---------- Records ----------

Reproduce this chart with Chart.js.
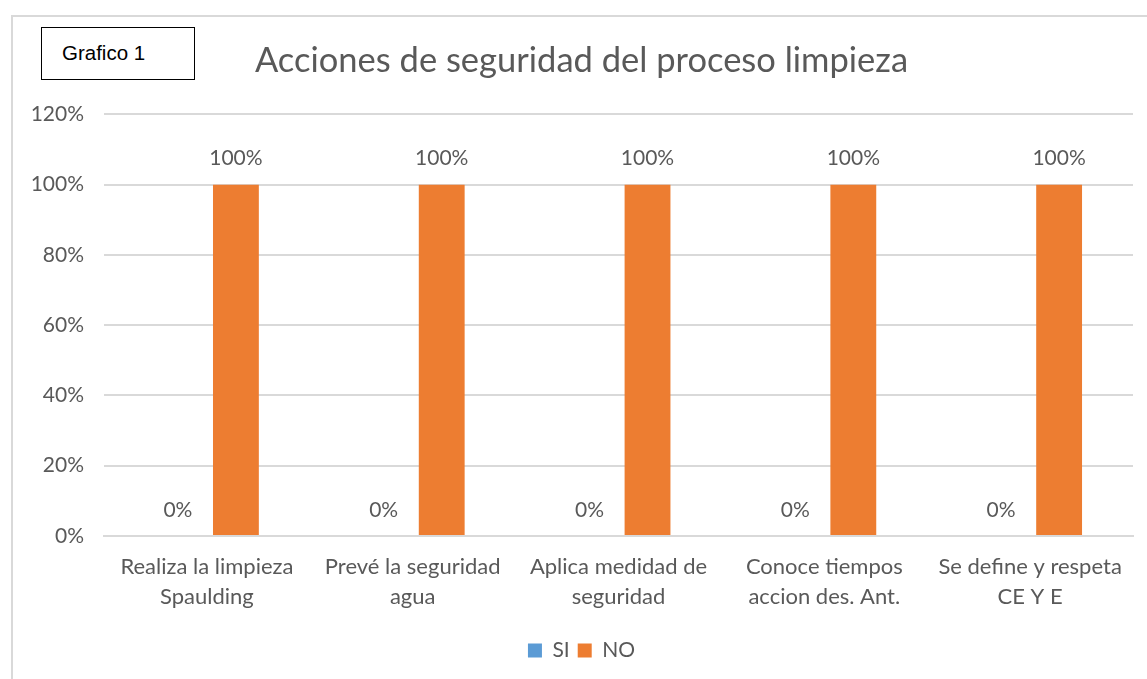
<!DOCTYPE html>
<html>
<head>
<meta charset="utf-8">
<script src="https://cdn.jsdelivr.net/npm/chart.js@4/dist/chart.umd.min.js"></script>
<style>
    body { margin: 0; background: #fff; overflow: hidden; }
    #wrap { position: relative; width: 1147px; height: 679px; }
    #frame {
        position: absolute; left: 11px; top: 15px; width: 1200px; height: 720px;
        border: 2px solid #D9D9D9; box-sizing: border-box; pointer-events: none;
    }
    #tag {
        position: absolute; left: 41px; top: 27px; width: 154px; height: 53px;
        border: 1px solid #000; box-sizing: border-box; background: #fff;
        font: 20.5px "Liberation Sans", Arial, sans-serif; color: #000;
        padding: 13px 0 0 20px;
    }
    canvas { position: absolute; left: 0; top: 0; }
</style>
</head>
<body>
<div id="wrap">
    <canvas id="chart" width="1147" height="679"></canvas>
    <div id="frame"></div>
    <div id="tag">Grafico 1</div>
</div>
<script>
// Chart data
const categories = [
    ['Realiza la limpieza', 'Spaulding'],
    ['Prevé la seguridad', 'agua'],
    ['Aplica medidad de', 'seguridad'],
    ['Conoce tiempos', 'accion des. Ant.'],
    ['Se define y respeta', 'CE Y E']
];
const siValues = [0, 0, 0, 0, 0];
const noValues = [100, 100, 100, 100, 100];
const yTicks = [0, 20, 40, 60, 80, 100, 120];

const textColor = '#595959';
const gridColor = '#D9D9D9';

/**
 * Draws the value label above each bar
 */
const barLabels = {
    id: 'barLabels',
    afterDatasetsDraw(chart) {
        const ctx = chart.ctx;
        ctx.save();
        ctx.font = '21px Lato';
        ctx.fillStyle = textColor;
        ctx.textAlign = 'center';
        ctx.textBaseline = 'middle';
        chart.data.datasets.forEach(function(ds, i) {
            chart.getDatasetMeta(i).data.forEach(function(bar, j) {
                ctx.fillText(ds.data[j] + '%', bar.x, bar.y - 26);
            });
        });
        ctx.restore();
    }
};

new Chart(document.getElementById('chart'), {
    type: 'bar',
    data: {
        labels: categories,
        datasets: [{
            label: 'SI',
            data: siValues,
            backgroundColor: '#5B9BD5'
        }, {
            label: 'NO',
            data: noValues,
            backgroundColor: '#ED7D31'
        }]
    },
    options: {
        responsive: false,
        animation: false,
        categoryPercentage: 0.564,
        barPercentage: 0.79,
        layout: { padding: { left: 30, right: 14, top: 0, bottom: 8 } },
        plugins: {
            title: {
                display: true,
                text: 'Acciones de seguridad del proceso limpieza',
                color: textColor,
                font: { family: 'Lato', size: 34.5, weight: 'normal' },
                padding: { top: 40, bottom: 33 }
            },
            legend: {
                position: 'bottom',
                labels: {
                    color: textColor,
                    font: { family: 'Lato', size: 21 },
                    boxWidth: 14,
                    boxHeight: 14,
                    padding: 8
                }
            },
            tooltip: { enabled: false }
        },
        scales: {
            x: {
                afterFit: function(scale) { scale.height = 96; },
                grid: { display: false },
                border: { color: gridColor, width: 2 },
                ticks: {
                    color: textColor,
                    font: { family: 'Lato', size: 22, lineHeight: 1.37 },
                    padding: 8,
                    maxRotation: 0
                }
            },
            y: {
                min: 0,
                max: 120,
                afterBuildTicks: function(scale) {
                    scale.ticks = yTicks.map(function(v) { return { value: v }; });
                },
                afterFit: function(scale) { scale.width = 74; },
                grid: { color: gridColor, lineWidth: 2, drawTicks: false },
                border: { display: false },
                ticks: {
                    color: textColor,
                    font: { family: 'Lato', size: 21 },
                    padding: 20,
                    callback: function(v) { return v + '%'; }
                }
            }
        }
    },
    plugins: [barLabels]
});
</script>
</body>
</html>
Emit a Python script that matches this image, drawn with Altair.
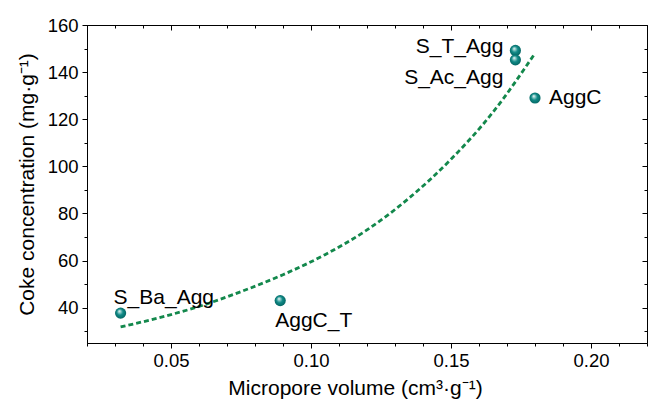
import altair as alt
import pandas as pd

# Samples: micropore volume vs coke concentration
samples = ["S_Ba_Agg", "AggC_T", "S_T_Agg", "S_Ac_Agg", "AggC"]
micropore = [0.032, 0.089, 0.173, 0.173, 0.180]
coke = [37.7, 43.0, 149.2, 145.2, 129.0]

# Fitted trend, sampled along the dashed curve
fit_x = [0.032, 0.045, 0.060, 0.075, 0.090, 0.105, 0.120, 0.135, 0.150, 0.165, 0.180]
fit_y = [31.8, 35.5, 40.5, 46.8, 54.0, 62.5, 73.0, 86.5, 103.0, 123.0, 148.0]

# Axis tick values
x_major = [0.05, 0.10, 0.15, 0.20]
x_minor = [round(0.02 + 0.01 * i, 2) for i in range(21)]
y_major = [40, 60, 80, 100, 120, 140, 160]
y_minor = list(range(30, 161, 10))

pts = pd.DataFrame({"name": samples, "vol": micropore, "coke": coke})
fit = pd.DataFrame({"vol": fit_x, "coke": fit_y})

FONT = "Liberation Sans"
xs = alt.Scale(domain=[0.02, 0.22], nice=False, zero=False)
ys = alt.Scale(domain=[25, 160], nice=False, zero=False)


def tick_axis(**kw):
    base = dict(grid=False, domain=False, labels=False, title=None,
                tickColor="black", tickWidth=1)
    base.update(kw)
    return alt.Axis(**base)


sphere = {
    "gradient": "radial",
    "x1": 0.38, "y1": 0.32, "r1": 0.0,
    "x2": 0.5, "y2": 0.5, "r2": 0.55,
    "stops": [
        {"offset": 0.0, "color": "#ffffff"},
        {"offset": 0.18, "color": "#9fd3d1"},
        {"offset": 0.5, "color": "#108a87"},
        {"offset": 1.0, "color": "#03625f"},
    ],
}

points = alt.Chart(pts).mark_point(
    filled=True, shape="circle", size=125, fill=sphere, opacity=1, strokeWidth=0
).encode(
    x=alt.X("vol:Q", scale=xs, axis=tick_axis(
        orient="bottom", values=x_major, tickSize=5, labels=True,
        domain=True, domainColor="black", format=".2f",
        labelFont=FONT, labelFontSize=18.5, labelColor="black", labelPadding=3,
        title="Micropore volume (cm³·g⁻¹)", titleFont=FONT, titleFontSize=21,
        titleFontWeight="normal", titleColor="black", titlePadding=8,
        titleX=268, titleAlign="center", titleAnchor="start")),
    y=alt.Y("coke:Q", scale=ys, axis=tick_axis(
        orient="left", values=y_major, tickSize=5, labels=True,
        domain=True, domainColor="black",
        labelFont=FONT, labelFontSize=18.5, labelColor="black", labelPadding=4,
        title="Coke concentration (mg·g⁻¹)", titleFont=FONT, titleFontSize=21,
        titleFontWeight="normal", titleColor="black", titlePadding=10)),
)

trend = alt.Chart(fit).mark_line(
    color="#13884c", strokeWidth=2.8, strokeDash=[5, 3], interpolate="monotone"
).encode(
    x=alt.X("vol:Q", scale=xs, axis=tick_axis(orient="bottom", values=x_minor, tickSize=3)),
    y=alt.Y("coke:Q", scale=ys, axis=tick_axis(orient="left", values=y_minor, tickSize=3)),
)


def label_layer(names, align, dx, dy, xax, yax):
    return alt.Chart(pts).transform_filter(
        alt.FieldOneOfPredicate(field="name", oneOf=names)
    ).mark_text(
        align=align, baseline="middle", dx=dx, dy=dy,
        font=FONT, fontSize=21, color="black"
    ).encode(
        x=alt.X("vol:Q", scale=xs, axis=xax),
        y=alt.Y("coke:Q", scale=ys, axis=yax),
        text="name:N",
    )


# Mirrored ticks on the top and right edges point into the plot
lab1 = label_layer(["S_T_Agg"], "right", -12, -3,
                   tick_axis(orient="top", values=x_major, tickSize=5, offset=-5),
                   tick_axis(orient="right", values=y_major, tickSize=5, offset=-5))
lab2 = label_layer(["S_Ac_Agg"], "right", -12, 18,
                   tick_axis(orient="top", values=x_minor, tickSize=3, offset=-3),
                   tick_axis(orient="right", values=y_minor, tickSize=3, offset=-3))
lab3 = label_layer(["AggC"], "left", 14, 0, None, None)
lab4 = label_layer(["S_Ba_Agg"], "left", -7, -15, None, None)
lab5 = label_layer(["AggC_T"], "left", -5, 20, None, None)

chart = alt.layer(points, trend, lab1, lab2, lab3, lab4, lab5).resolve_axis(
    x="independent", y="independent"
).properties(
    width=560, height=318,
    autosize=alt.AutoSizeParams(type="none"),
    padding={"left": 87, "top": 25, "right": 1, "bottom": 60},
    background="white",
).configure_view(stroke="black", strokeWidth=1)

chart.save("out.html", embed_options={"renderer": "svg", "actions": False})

----------

§ What is being asked: Transcribe, leaving out pictures, each line from the one containing "Emit a Python" through the one containing "return alt.Axis(**base)".

§ Exercise solution:
Emit a Python script that matches this image, drawn with Altair.
import altair as alt
import pandas as pd

# Samples: micropore volume vs coke concentration
samples = ["S_Ba_Agg", "AggC_T", "S_T_Agg", "S_Ac_Agg", "AggC"]
micropore = [0.032, 0.089, 0.173, 0.173, 0.180]
coke = [37.7, 43.0, 149.2, 145.2, 129.0]

# Fitted trend, sampled along the dashed curve
fit_x = [0.032, 0.045, 0.060, 0.075, 0.090, 0.105, 0.120, 0.135, 0.150, 0.165, 0.180]
fit_y = [31.8, 35.5, 40.5, 46.8, 54.0, 62.5, 73.0, 86.5, 103.0, 123.0, 148.0]

# Axis tick values
x_major = [0.05, 0.10, 0.15, 0.20]
x_minor = [round(0.02 + 0.01 * i, 2) for i in range(21)]
y_major = [40, 60, 80, 100, 120, 140, 160]
y_minor = list(range(30, 161, 10))

pts = pd.DataFrame({"name": samples, "vol": micropore, "coke": coke})
fit = pd.DataFrame({"vol": fit_x, "coke": fit_y})

FONT = "Liberation Sans"
xs = alt.Scale(domain=[0.02, 0.22], nice=False, zero=False)
ys = alt.Scale(domain=[25, 160], nice=False, zero=False)


def tick_axis(**kw):
    base = dict(grid=False, domain=False, labels=False, title=None,
                tickColor="black", tickWidth=1)
    base.update(kw)
    return alt.Axis(**base)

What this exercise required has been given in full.